* [Provided material]

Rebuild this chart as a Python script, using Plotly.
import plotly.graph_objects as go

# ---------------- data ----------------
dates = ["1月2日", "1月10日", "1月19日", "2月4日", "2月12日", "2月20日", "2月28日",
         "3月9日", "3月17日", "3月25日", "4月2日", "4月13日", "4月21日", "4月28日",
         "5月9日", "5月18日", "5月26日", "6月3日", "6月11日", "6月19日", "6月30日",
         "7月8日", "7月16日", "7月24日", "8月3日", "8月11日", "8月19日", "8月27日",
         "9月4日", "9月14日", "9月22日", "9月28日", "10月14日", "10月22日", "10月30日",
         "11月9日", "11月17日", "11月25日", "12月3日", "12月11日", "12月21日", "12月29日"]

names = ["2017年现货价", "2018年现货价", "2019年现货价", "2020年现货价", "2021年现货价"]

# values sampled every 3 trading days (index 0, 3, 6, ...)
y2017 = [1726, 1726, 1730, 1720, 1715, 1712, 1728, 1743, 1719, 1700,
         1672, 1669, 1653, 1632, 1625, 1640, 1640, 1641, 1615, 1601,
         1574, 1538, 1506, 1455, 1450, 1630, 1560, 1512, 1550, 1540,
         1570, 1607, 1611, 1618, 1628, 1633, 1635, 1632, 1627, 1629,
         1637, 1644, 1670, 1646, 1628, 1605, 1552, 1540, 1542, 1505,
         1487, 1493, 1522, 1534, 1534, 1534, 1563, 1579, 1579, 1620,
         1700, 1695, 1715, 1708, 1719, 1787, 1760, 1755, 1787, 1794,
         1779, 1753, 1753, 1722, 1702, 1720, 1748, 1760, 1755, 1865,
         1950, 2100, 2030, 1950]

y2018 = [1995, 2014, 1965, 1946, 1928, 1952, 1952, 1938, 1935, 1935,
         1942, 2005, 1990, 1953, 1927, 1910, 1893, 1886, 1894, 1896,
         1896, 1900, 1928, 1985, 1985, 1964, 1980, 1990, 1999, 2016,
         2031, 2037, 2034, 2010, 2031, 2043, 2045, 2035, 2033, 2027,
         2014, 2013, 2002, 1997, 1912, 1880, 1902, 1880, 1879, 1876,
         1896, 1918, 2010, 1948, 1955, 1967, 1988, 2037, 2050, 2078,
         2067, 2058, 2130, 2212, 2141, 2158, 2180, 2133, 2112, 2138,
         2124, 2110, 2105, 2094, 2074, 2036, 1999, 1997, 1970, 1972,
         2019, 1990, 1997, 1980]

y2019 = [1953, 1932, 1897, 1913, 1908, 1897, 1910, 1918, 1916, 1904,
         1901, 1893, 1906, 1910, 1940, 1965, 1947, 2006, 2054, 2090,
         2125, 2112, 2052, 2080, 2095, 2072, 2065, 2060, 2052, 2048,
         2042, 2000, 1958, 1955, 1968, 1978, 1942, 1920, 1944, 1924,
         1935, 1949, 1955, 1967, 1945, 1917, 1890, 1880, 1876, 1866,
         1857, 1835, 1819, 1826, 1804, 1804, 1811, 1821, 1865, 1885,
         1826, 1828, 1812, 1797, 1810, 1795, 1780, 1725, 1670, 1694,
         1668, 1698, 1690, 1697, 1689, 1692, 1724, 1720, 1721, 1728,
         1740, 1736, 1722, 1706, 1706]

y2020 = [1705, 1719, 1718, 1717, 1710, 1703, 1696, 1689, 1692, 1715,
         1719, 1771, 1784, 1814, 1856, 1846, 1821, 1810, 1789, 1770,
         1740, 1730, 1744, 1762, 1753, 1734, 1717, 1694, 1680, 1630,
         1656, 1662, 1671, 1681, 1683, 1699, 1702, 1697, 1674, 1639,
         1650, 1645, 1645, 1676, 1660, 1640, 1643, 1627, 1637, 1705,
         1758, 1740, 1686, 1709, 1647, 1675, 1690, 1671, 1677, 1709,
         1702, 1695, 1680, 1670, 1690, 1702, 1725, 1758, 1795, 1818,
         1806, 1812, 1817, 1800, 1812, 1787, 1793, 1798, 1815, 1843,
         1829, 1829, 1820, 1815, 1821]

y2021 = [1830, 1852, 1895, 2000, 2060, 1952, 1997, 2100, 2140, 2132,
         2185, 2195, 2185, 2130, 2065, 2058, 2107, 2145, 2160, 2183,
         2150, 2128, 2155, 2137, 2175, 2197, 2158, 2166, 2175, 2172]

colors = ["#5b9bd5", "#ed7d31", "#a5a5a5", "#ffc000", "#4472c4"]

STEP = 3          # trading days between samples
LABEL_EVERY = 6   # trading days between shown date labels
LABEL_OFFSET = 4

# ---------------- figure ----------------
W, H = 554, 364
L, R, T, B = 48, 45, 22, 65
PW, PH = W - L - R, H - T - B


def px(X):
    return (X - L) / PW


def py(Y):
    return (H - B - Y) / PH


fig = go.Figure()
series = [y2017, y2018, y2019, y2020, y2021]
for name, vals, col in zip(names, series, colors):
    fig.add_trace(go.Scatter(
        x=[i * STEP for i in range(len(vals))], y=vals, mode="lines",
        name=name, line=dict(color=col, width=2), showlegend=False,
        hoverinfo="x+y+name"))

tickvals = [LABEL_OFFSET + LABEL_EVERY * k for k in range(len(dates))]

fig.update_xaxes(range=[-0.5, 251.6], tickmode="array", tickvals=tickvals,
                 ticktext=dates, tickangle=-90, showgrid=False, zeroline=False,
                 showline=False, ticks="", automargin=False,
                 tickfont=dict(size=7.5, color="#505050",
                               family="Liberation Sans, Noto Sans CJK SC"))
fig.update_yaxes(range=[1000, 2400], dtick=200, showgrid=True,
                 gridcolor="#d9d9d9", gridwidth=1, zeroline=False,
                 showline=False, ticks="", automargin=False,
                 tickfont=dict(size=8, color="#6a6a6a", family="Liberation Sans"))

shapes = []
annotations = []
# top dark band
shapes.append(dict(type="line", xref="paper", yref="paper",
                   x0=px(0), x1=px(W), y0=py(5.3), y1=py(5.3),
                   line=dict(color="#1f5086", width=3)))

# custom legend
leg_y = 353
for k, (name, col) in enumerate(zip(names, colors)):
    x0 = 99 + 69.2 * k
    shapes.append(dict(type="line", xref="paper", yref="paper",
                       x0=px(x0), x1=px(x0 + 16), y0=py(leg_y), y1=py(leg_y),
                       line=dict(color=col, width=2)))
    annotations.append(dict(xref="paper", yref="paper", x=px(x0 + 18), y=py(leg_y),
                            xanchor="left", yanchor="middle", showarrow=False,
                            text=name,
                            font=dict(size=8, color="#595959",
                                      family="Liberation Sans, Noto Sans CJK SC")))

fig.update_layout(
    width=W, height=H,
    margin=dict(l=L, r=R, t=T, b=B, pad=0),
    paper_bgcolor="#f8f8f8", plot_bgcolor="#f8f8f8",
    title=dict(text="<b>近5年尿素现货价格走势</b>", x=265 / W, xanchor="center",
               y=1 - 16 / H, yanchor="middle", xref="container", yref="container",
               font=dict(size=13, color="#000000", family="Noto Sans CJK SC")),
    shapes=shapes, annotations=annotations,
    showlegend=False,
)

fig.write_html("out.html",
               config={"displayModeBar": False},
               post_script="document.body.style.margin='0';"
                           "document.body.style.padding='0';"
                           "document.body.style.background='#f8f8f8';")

* [Work to be completed]
Starting at the first line of the material above, reproduce each line exactly up to and including the line with "import plotly.graph_objects as go".

* [Correct answer]
Rebuild this chart as a Python script, using Plotly.
import plotly.graph_objects as go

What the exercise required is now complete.